In addition to Matilija, other local schools that have hosted the Girls Empowerment Workshop include the Ojai Valley School and Chaparral High School.
“Tobi really is an exceptional person, and very outstanding in terms of communicating with adolescents,” says Carl Cooper, head of school at the Ojai Valley School Upper Campus. “The conversation she has with the kids is absolutely open and candid.” Candid, but also private. “I felt really safe with her, like I could tell her anything and she wouldn’t repeat it,” says Nordhoff sophomore Taylor Moran, who took the workshop twice while she was at Matilija.
“I thought it was brilliant,” Taylor says. “I’ve had a lot of friends who had eating disorders and emotional problems,” and they found a sympathetic ear at the workshop: “You could ask questions about anything, and they’d answer you.”
Tobi operates the program in one school at a time. She holds weekly sessions for eight to 12 weeks, and then (depending on class size) she and Shannon take the girls on a wilderness trip. Not all the topics they address are touchy or taboo. Most of the sessions have more to do with developing self-confidence, learning how to set goals and achieve them, etc.
“It’s trying to get them to find their voice and to think independently,” Carl Cooper says. “To find ways to say, basically, ‘This is who I am.’ And to be comfortable with that.”
But teaching the girls how to keep themselves safe is a recurring theme. Tobi gives them psychological tools to use when faced with potentially perilous circumstances. Especially when they are facing pressure from their boyfriends to have sex.

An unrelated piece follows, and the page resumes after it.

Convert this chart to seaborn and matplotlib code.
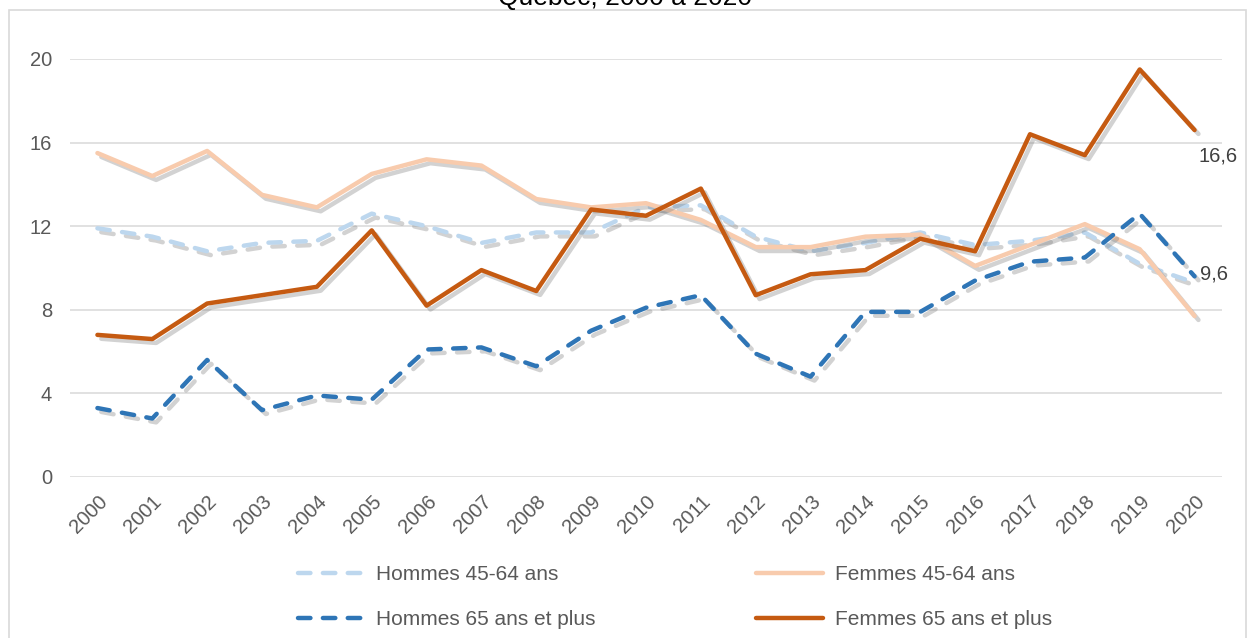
import numpy as np
import pandas as pd
import matplotlib
matplotlib.use("Agg")
import matplotlib.pyplot as plt
import matplotlib.patheffects as pe
from matplotlib.patches import Rectangle
import seaborn as sns

# data
years = list(range(2000, 2021))
hommes_45_64 = [11.9, 11.5, 10.8, 11.2, 11.3, 12.6, 12.0, 11.2, 11.7, 11.7, 12.9,
                13.0, 11.5, 10.8, 11.2, 11.7, 11.1, 11.3, 11.7, 10.2, 9.3]
femmes_45_64 = [15.5, 14.4, 15.6, 13.5, 12.9, 14.5, 15.2, 14.9, 13.3, 12.9, 13.1,
                12.3, 11.0, 11.0, 11.5, 11.6, 10.1, 11.1, 12.1, 10.9, 7.7]
hommes_65 = [3.3, 2.8, 5.6, 3.2, 3.9, 3.7, 6.1, 6.2, 5.3, 7.0, 8.1,
             8.7, 5.9, 4.8, 7.9, 7.9, 9.4, 10.3, 10.5, 12.6, 9.6]
femmes_65 = [6.8, 6.6, 8.3, 8.7, 9.1, 11.8, 8.2, 9.9, 8.9, 12.8, 12.5,
             13.8, 8.7, 9.7, 9.9, 11.4, 10.8, 16.4, 15.4, 19.5, 16.6]
labels = ["Hommes 45-64 ans", "Femmes 45-64 ans",
          "Hommes 65 ans et plus", "Femmes 65 ans et plus"]
title = "Québec, 2000 à 2020"

sns.set_style("white")
plt.rcParams['font.family'] = ['Liberation Sans', 'DejaVu Sans']

grey = "#595959"
fig = plt.figure(figsize=(12.49, 6.38), dpi=100)
ax = fig.add_axes([70/1249, 1-477/638, 1152/1249, 418/638])

series = [
    (hommes_45_64, "#BDD7EE", True),
    (femmes_45_64, "#F8CBAD", False),
    (hommes_65, "#2E75B6", True),
    (femmes_65, "#C55A11", False),
]
shadow = [pe.SimpleLineShadow(offset=(2.8, -2.8), shadow_color="#7f7f7f", alpha=0.35),
          pe.Normal()]
for (vals, col, dashed), lab in zip(series, labels):
    df = pd.DataFrame({"annee": years, "taux": vals})
    kw = dict(linestyle=(0, (2.8, 2.8)), dash_capstyle="round") if dashed else dict(solid_capstyle="round")
    sns.lineplot(data=df, x="annee", y="taux", ax=ax, color=col, linewidth=3.2,
                 label=lab, path_effects=shadow, **kw)

# data labels at the last point
ax.annotate("16,6", (2020, femmes_65[-1]), xytext=(3, -19), textcoords="offset points",
            ha="left", va="center", fontsize=14.5, color="#404040")
ax.annotate("9,6", (2020, hommes_65[-1]), xytext=(4, 2), textcoords="offset points",
            ha="left", va="center", fontsize=14.5, color="#404040")

ax.set_xlim(1999.5, 2020.5)
ax.set_ylim(0, 20)
ax.set_yticks(range(0, 21, 4))
ax.set_xticks(years)
ax.set_xticklabels([str(y) for y in years], rotation=45, ha="right",
                   rotation_mode="anchor")
ax.tick_params(axis="x", length=0, pad=11, labelsize=14.5, labelcolor=grey)
ax.tick_params(axis="y", length=0, pad=13, labelsize=14.5, labelcolor=grey)
ax.set_xlabel("")
ax.set_ylabel("")
ax.grid(axis="y", color="#D9D9D9", linewidth=1.1)
ax.grid(axis="x", visible=False)
for s in ax.spines.values():
    s.set_visible(False)

# legend, filled row by row
h, l = ax.get_legend_handles_labels()
order = [0, 2, 1, 3]
leg = ax.legend([h[i] for i in order], [l[i] for i in order], ncol=2, frameon=False,
                loc="center", bbox_to_anchor=(675/1249, 1-597/638),
                bbox_transform=fig.transFigure, fontsize=15, labelcolor=grey,
                handlelength=3.2, handletextpad=0.55, columnspacing=7.7,
                labelspacing=1.25)
for line in leg.get_lines():
    line.set_path_effects([])

# chart border and clipped title
fig.patches.append(Rectangle((9/1249, -0.05), 1237/1249, 1.05 - 10/638,
                             transform=fig.transFigure, fill=False,
                             edgecolor="#D9D9D9", linewidth=1.2))
fig.text(0.5, 1 - 5/638, title, ha="center", va="baseline", fontsize=19, color="#000000")

fig.savefig("out.png", dpi=100)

“I understand that we want to protect our youth and embrace their innocence as long as possible,” Tobi says. “But I feel we owe it to our youth to trust them to make good decisions. The only way anyone can make a good decision is when she has information about what she is trying to work through.” Rather than just tell the girls to say “no” to their boyfriends, Tobi tells them how to say “no,” or “not yet.” And if and when they finally decide to say “yes,” they need to know how to be safe in those situations too.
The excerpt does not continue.